On a sidenote, I have a competing hypothesis to offer up. This idea is that life is a form of change. Life is organic, right? And organisms are different from everything else. Life changes to better fit its environment. Life also changes to fit its environment not so good, but hey, history is written by the winners and all that. So, yay change. I don't know why I like this idea, [...]
There is an interesting concept which might be relevant to this thread, which is called 'consilience'. Edward Wilson, a biologist, wrote a book about it. As it happens he is also an expert at the self-organising capacities of ants.
that is why I referred to that book Consilienceby E.O. Wilson. I haven't read it but it looks relevant to this thread. Although I hasten to add he is a committed materialist who wishes to understand everything in terms of physical laws, which I don't believe is either possible or desirable, but it still seems a very interesting idea.

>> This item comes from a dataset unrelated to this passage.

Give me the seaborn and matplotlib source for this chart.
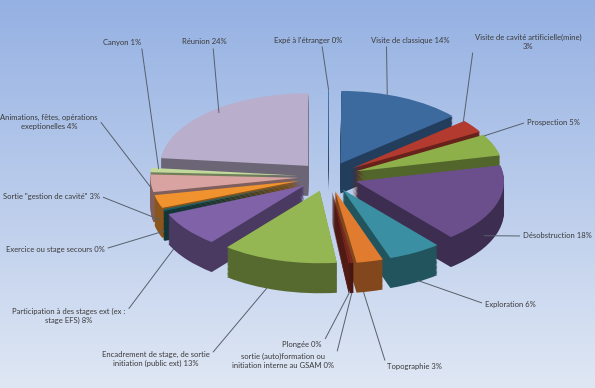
# Répartition des activités - camembert 3D éclaté (style Excel)

import numpy as np
import matplotlib
matplotlib.use("Agg")
import matplotlib.pyplot as plt
from matplotlib.colors import LinearSegmentedColormap
import seaborn as sns

# ── Données ───────────────────────────────────────────────────
categories = [
    "Expé à l'étranger",
    "Visite de classique",
    "Visite de cavité artificielle(mine)\n",
    "Prospection",
    "Désobstruction",
    "Exploration",
    "Topographie",
    "sortie (auto)formation ou\ninitiation interne au GSAM",
    "Plongée",
    "Encadrement de stage, de sortie\ninitiation (public ext)",
    "Participation à des stages ext (ex :\nstage EFS)",
    "Exercice ou stage secours",
    "Sortie \"gestion de cavité\"",
    "Animations, fêtes, opérations\nexeptionelles",
    "Canyon",
    "Réunion",
]
values = [0.1, 14, 3, 5, 18, 6, 3, 0.4, 0.1, 13, 8, 0.4, 3, 4, 1, 24]
top_colors = ["#4F81BD", "#3D6A9E", "#B23A2E", "#8DB04A", "#6A4F8C", "#3A90A2",
              "#E07B30", "#7A2A20", "#8E2E24", "#94B653", "#7F62A8", "#1E5C63",
              "#F0922E", "#D9A3A2", "#C3D99C", "#B9AECC"]

# ── Mise en page (pixels, origine en haut à gauche) ───────────
W, H = 595, 388
cx, cy, rx, ry = 328, 176.7, 148, 72.6
depth_px = 30
label_xy = [(308, 40), (410, 40), (528, 42), (527, 122), (523, 236), (485, 304),
            (387, 367), (283, 361), (322, 345), (156, 359), (69, 316), (6, 249),
            (3, 196), (49, 122), (122, 42), (204, 42)]
label_ha = ["center", "center", "center", "left", "left", "left", "left", "center",
            "right", "center", "center", "left", "left", "center", "center", "center"]
label_rel = [(0.7, 0), (0.2, 0), (0, 0.75), (0, 0.5), (0, 0.5), (0, 0.5), (0, 0.5),
             (1, 0.3), (1, 0.5), (1, 0.7), (1, 0.7), (1, 0.5), (1, 0.5), (1, 0.75),
             (1, 0.35), (0.7, 0)]
# point d'accroche sur la part : position angulaire, rayon, profondeur
anchor_t = [0.5, 0.37, 0.07, 0.05, 0.68, 0.42, 0.74, 0.5, 0.5, 0.61, 0.84, 0.5,
            0.25, 0.8, 0.9, 0.53]
anchor_r = [1.0, 1.0, 0.98, 1.0, 1.0, 0.98, 1.0, 1.0, 1.0, 1.0, 1.0, 1.0, 1.0,
            1.0, 0.95, 0.95]
anchor_d = [0, 0, 0, 0, 0.6, 1, 1, 1, 1, 1, 1, 0.7, 0.5, 0.3, 0, 0]

sns.set_theme(style="white")
plt.rcParams["font.family"] = ["Lato", "DejaVu Sans"]

fig = plt.figure(figsize=(W / 100, H / 100), dpi=100)

# fond dégradé
bg = fig.add_axes([0, 0, 1, 1])
cmap = LinearSegmentedColormap.from_list("bg", ["#95B1E3", "#DFE7F4"])
bg.imshow(np.linspace(0, 1, 256)[:, None], aspect="auto", cmap=cmap,
          extent=[0, 1, 0, 1], origin="upper")
bg.axis("off")

ax = fig.add_axes([0, 0, 1, 1])
ax.patch.set_alpha(0)

pal = sns.color_palette(top_colors)
side = [tuple(np.array(c) * 0.58) for c in pal]
explode = [0.2] * len(values)

# ordre de dessin : de l'arrière vers l'avant
share = np.array(values) / sum(values)
mid = (np.cumsum(share) - share / 2) * 360
rank = np.argsort(np.argsort(-np.cos(np.radians(mid))))

n_layers = 24
depth = depth_px / ry
for k in range(n_layers, 0, -1):
    wedges, _ = ax.pie(values, colors=side, startangle=90, counterclock=False,
                       explode=explode, center=(0, -depth * k / n_layers),
                       wedgeprops=dict(linewidth=0))
    for i, w in enumerate(wedges):
        w.set_zorder(10 + rank[i] * 100 + (n_layers - k))
tops, _ = ax.pie(values, colors=pal, startangle=90, counterclock=False,
                 explode=explode, center=(0, 0), wedgeprops=dict(linewidth=0))
for i, w in enumerate(tops):
    w.set_zorder(10 + rank[i] * 100 + 99)

ax.set_aspect("auto")
ax.set_xlim(-cx / rx, (W - cx) / rx)
ax.set_ylim(-(H - cy) / ry, cy / ry)
ax.axis("off")

# ── Étiquettes + lignes de rappel ─────────────────────────────
for i, w in enumerate(tops):
    # la part tourne dans le sens horaire : theta2 -> theta1
    a = np.radians(w.theta2 - anchor_t[i] * (w.theta2 - w.theta1))
    x0, y0 = w.center
    anchor = (x0 + anchor_r[i] * w.r * np.cos(a),
              y0 + anchor_r[i] * w.r * np.sin(a) - anchor_d[i] * depth)
    if categories[i].endswith("\n"):
        txt = f"{categories[i]}{round(values[i])}%"
    else:
        txt = f"{categories[i]} {round(values[i])}%"
    lx, ly = label_xy[i]
    ax.annotate(txt, xy=anchor, xytext=(lx / W, 1 - ly / H), textcoords="figure fraction",
                ha=label_ha[i], va="center", fontsize=5.5, color="#3a3a3a",
                multialignment="center", zorder=5000,
                arrowprops=dict(arrowstyle="-", color="#56606b", lw=0.7,
                                shrinkA=0, shrinkB=0, relpos=label_rel[i]))

plt.savefig("out.png", dpi=100)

... yep, from what I understand, E.O. Wilson is committed to the idea that the real stops at matter and that everything else beyond is mere epiphenomenon ... what puzzles me about that stance in this century is that with our increasing knowledge of the quantum it appears incoherent ... that is, the idea is reductionist in nature, but not in execution - it currently chooses to stop at "matter" (a historical aberration that pre-dates the quantum) as the boundary of the real ... but in a quantum world, doesn't a fully executed reductionism imply that matter itself is mere epiphenomenon? - that the real stops at the quantum foam? - that determinism is as much a convenient fiction as consciousness? ...
hi paul-
i suspect everything is either real or epiphenomenal, it doesnt matter what it is called or how to define it-i think there is no separation.
can you elaborate a little on the underlined portion of the above quote please?
hi paul-
i suspect everything is either real or epiphenomenal, it doesnt matter what it is called or how to define it-i think there is no separation.
Interestingly i am having a discussion on a german forum that guides me to understand what you say. At least it might.
It may become more clear when you answer this question:
Do you see a difference between something being real or virtual ?
whether a thing is decohered or deterministic or real or virtual or epiphenomenal, only its form or state of being has changed-it hasnt changed, in essence nothing has changed.
and if there was a before when no matter existed, what difference would it make if whatever it was decohered from was still there? it would be equally real or important.